| == 4.01 == |
| |
| - Bugfixes: |
| |
| - If the training data were split into 10 or more pieces, the alignments were combined |
| in the wrong order (due to a lexicographic instead of numeric sort on a file glob). |
| |
| - Removed "thrax" dependency from "all" target |
| |
| - Fixed bug in MERT and PRO that waited for all the decoder STDOUT before moving on |
| to STDERR. With large enough dev sets, this could hang indefinitely. |
| |
| - Updated berkeleyLM to version 1.1 (r463) with built-in thread-safe caching. |
| |
| |
| == 4.0 (July 2, 2012) =========================================== |
| |
| The main features of this release are described in |
| |
| "Joshua 4.0: Packing, PRO, and Paraphrasing." |
| Juri Ganitkevitch, Yuan Cao, Jonny Weese, Matt Post, and Chris Callison-Burch. |
| NAACL Workshop on Statistical Machine Translation, June, 2012. |
| |
| They include: |
| |
| - Significantly improved and expanded documentation (both user and developer) |
| |
| See http://joshua-decoder.org/4.0 or ./joshua-decoder.org/4.0/index.html (local mirror) |
| |
| - Synchronous parsing |
| |
| Joshua will compute the best synchronous derivation over a pair of |
| sentences. Pass the sentences in in the form |
| |
| source sentence ||| target sentence |
| |
| and set the parameter "parse = true" (either from the config file or |
| command-line). |
| |
| - PRO implementation |
| |
| We include an implementation of Pairwise Ranking Optimization (PRO, |
| Hopkins & May, EMNLP 2011). It can be activated by passing "--tuner |
| pro" to the pipeline script. |
| |
| - Grammar packing |
| |
| We include an efficient grammar representation that can be used to |
| greatly reduce the memory footprint of large grammars. |
| |
| - Numerous bugfixes |
| |
| == 3.2 (February 17, 2012) ====================================== |
| |
| - Pop-limit pruning. |
| |
| Pruning can now be specified with a single parameter "pop-limit" |
| parameter, which limits the number of pops from the cube pruning |
| candidate list at the span level. This replaces the beam and |
| threshold pruning that was governed by four parameters (fuzz1, |
| fuzz2, relative_threshold, and max_n_rules), whose performance and |
| interaction was somewhat difficult to characterize. The pop-limit |
| allows a simple relationship between decoding time and model score |
| to be defined. |
| |
| Setting "pop-limit" in the configuration file or from the command |
| line turns off beam-and-threshold pruning, and its use is |
| recommended. The default setting is to use a pop-limit of 100. |
| |
| - Multiple language model support |
| |
| You can now specify an arbitrary number of language models.
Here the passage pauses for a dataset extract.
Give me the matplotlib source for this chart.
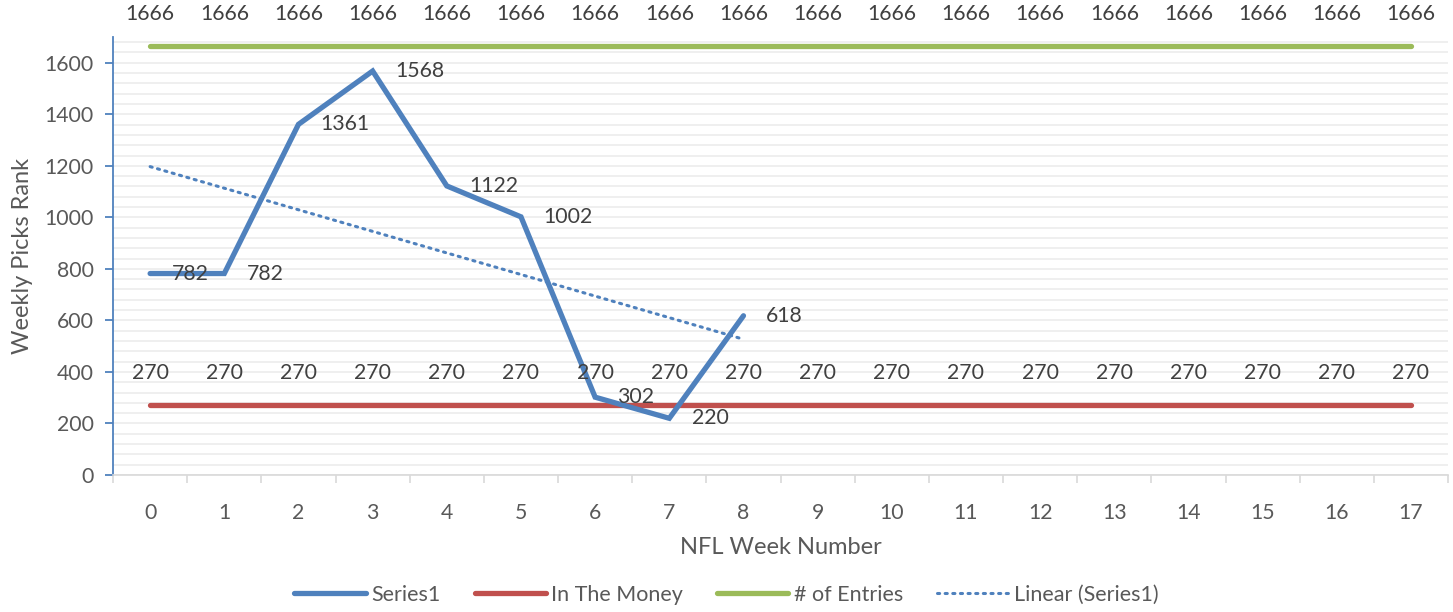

See the |
| documentation in |
| |
| $JOSHUA/scripts/training/templates/mert/joshua.config |
| |
| for information on how to do this. You can also specify multiple |
| --lmfile flags to the pipeline.pl script. |
| |
| - Multiple optimizer + test runs (--optimizer-runs N), averaging the |
| results at the end (Clark et al., ACL 2011) |
| |
| - Added support for BerkeleyLM (Pauls and Klein, ACL 2011) |
| |
| - Support for lattice decoding (thanks to Lane Schwartz and the |
| miniSCALE 2012 team) |
| |
| - Pipeline script: |
| |
| - Removed all external dependencies (e.g., Moses, SRILM) |
| |
| - Reorganized the training data |
| |
| - Permit multiple test runs with subsequent --test FILE --name NAME |
| calls to the pipeline |
| |
| - GIZA++ runs are parallelized if more than one thread is permitted |
| (--threads N, N >=2 ) |
| |
| - Numerous bugfixes |
| |
| - Hadoop cluster rollout is now a single instance (slower but |
| doesn't require error-prone server setup) |
| |
| - Parameters |
| |
| - Joshua now dies if it encounters unknown parameters on the command |
| line or config file |
| |
| - Parameters are now normalized to remove hyphens (-) and |
| underscores (_) and to flatten case, permitting you to specify any |
| of, for example, {pop-limit, popLimit, pop_limit, ...} |
| |
| - Lots of reorganization and purging of old code |
| |
| |
| 3.1 |
| ============================= |
| |
| - Fixed multithreading. Use -threads N from the command line or |
| configuration file to spawn N parallel decoding threads. |
| |
| - Configuration file parameters can now be overridden from the command |
| line. The format is |
| |
| -parameter value |
| |
| Among these must be the configuration file itself, which can be |
| referred to with -config, or -c for short. |
| |
| 3.0 |
| === |
| |
| - Added the highly parameterizable Hadoop-based Thrax grammar |
| extractor, which extracts both Hiero and SAMT grammars. |
| |
| - Incorporated a black-box pipeline script at |
| $JOSHUA/scripts/training/pipeline.pl |
| |
| - Moved development to github.com. |